One thing both would have would be a summary on the side showing them what they are ordering throughout the process. The first idea was to keep it as simple as possible and to just have 2 pages, one for account creation and second bundled billing and personal/mailing information.
Second Idea was to break it down to 3 pages and separate it out so account creation, next shipping and finally billing info. I decided I would capture name during the account creation to so the next pages wouldn't bother asking and I would already have it.
After debating and considering mocking and testing both I ultimately decided that breaking it down to 3 pages would be a better experiment. After creating the sketches I fired up Sketch since it’s what I’ve used in the past and felt I would be able to whip up a wireframe quicker. While creating the wireframes I decided to tweak some items from the initial sketch and also added some things I felt would improve the overall experience.
PART 3: USABILITY TESTING
After completing the wireframes and exported them I started my Nav Flow test on Usabilityhub. Surprisingly the majority were failures. So I took a look at the data and the users that Usabilityhub had a higher success rate than all the folks from the UX groups failed. They failed because the first item they clicked on was the name field so in reality they didn’t fail because that’s the first thing a user should be doing but in regards to the test they were suppose to just click on button to move through the process. So does this mean that Usabilityhub users in fact failed and the UX folks didn’t? Since its just PNG prototypes the Usabilityhub users would have failed in a real world page causing validation errors or maybe not since the context is different. I also considered that maybe that because they are indeed UX folks that it might have been bias but realizing they are in fact kind of users I would want signing up for the service. What UX designer doesn’t drink coffee?
PART 4: RETROSPECTIVE
I realized that the flow of the checkout was in pretty good shape but there are several things I would add to improve the actual experience that didn't necessarily alter the flow.

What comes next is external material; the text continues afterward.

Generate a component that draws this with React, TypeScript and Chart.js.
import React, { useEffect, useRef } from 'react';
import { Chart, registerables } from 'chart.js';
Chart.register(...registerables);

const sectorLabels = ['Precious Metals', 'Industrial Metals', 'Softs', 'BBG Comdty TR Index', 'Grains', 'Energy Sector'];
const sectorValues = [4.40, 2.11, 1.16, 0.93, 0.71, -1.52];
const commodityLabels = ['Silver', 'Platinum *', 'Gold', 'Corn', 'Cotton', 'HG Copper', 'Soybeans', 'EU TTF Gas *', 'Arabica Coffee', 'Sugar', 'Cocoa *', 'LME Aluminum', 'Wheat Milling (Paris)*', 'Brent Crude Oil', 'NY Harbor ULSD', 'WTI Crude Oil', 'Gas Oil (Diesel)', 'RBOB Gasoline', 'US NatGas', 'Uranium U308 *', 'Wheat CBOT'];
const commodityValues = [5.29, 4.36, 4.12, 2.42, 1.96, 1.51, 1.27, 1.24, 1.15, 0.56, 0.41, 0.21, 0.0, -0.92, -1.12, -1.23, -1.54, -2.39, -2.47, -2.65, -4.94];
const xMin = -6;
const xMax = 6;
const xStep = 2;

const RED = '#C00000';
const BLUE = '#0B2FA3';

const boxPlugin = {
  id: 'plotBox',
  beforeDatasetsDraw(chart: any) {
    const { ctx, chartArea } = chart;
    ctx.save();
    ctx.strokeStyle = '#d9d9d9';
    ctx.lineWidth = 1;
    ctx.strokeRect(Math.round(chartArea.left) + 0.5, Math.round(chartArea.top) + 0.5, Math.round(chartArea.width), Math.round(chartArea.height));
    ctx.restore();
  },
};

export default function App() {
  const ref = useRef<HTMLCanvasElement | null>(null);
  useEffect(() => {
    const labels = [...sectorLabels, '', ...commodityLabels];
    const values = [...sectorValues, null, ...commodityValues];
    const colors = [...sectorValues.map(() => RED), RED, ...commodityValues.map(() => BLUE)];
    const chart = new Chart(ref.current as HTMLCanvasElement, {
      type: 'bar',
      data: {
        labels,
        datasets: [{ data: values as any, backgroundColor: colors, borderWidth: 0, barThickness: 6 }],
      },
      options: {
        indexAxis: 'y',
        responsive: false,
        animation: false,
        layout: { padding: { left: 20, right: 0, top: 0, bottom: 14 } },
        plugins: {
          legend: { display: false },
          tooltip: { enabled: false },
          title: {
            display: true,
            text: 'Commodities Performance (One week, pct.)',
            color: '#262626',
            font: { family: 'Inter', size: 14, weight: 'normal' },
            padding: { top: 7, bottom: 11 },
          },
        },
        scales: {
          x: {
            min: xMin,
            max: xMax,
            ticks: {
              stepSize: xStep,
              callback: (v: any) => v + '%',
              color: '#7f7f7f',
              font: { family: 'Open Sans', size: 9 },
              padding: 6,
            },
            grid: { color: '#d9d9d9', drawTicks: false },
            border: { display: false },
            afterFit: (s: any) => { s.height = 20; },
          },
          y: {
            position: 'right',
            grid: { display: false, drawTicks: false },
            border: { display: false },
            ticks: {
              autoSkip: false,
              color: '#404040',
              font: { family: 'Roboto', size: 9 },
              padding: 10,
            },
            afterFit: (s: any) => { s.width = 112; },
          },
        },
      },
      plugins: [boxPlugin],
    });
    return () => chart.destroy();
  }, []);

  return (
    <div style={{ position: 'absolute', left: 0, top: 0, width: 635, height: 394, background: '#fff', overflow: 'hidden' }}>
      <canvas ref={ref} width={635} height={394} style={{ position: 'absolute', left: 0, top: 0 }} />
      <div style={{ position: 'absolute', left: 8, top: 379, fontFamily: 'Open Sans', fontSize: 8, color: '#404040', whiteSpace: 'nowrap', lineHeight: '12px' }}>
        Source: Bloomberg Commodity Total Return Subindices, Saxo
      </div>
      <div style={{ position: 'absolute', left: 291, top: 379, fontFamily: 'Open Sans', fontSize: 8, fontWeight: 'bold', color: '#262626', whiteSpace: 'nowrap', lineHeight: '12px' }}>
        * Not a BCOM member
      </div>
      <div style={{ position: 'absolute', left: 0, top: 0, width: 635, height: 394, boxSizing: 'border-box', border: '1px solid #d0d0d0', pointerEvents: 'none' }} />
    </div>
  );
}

I would allow the ability to make changes to the order and also have some kind of promotional area to up sell to a higher subscription and or add on services/products. Another thing would be to give them the ability to gift the subscription. Also realized that adding some kind of short quiz or product sub selection before the checkout process was helpful from my research. I initially didn’t add it since I thought it would take away from the flow but after going back and checking them out It made sense to me. Also I would consider adding a summary page before submitting the order to verify all the information inputted but would have to test it to see if it’s helps or not.
AIRBNB USABILITY TEST
FROM PERSONA TO PROTOTYPE
Airbnb is a platform connecting folks that have rooms/apartments/houses and more to rent with people who need them and provide unique travel experiences for them. Feeling like a local has become easier than ever.

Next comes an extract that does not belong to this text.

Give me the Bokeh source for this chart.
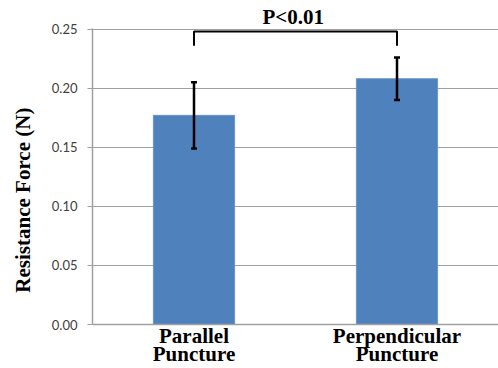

*I don’t work for or represent Airbnb. I was a Product Design apprentice @Tradecraft. During my transition to the Bay area I heavily relied and used Airbnb and became quite a fan of the service.
OBJECTIVE: IDENTIFY PAIN POINTS WITH UPCOMING RESERVATIONS IN AIRBNB'S MOBILE APP.
PART 1: USER RESEARCH
PERSONA: MEET Jessica
Jessica is a 27 year old Developer Advocate who lives in SOMA. She is a very visual person and heavily relies on her smartphone. Because she is a very busy person she needs to plan things ahead and is very OCD about details. She uses Airbnb because it provides a better alternative than a hotel and gives that "homey" feel.
- Name: Jessica
- Age: 27
- Job Title: Developer Advocate
- Salary: $95k
- Location: San Francisco (SOMA)
- Gender: Female
- Very visual person
- Heavily dependent on her smartphone
- Likes to plan and do things in advanced
- OCD about checking details
- Extremely busy person
Needs & Goals:
- Cheaper options than hotel
- Likes to feel "homey" and experience living like a local
- Gets to network and share experiences
GUERILLA USABILITY TESTING:
Scenario: You are heading to a conference and had book a reservation on Airbnb a few weeks back. You don't quite remember all the details and want to recall them
- First step was to find your upcoming reservation and confirm the check in date and time.

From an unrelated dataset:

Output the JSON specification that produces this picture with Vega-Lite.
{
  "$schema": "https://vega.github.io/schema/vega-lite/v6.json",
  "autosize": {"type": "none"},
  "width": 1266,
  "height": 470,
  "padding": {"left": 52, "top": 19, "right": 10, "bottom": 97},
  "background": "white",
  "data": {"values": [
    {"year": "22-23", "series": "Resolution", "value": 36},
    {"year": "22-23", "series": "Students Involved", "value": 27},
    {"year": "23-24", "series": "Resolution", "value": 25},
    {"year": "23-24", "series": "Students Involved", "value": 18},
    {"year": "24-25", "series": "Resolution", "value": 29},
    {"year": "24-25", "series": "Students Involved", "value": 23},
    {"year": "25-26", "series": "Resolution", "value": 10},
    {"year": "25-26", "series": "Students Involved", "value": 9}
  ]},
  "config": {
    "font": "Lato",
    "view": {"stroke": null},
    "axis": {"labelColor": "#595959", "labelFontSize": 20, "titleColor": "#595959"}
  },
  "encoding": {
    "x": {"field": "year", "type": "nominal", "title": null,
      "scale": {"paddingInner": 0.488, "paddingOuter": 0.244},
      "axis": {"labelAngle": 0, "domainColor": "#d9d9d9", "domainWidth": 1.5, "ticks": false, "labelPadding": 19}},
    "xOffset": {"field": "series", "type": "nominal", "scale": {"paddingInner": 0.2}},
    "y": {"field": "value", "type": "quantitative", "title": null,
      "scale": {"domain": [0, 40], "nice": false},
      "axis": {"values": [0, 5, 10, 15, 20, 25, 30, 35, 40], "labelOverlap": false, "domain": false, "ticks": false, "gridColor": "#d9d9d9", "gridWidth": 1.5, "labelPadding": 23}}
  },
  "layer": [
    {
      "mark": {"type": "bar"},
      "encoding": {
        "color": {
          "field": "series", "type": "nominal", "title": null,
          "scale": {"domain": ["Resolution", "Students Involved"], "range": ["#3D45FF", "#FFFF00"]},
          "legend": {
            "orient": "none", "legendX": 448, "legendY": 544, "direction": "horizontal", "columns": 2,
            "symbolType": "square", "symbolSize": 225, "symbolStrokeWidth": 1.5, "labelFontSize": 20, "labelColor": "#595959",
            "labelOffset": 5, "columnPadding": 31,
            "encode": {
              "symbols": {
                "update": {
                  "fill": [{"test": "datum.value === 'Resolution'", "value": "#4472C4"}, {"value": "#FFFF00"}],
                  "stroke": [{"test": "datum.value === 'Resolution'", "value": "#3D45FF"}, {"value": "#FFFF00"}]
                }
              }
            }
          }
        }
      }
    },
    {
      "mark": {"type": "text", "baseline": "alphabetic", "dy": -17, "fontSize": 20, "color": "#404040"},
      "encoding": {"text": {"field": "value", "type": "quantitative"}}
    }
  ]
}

- Next was to cycle through the pictures to remember how it looked liked
- You realize you didn't notice a TV in the pictures and want to confirm it in the list of amenities
- Lastly you want to share the address of the location with your colleague who is meeting you there
After interviewing and recording 7 users I went ahead and broke down all the pain points per user to find common themes.
The common themes found:
- Briefcase/Luggage icon was not clear for any of the users I interviewed
- Check In wasn't clear
- Users had a hard time finding the actual listing
- Tapping and holding on the address of the listing did not work
- Tapping on the picture in the reservation did not show other pictures only when inside the listing
- A bit of confusion around the maps
- Finding amenities wasn't initially clear
PART 2: DESIGN SUGGESTIONS
After realizing that users weren't able to accomplish most of the tasks I decided to start sketching out solutions to solve those problems they encountered. Based on the usability test it was clear that most problems encountered were simple to fix but overall left a frustrating experience.
PROTOTYPE UI SKETCHES:
PART 3: RETROSPECTIVE
Paying attention to details is extremely important and users are accustomed to common interactions on mobile and not providing them can be very detrimental to the overall experience. Having more time I would have continued testing the initial scenario and tasks to gather more data prior to designing my proposed solution. I would also would have loved to test other parts of the app besides upcoming reservations and see if any other usability issues surface. Finally would have conducted a final round of testing on the proposed design solution and compare results with the current app.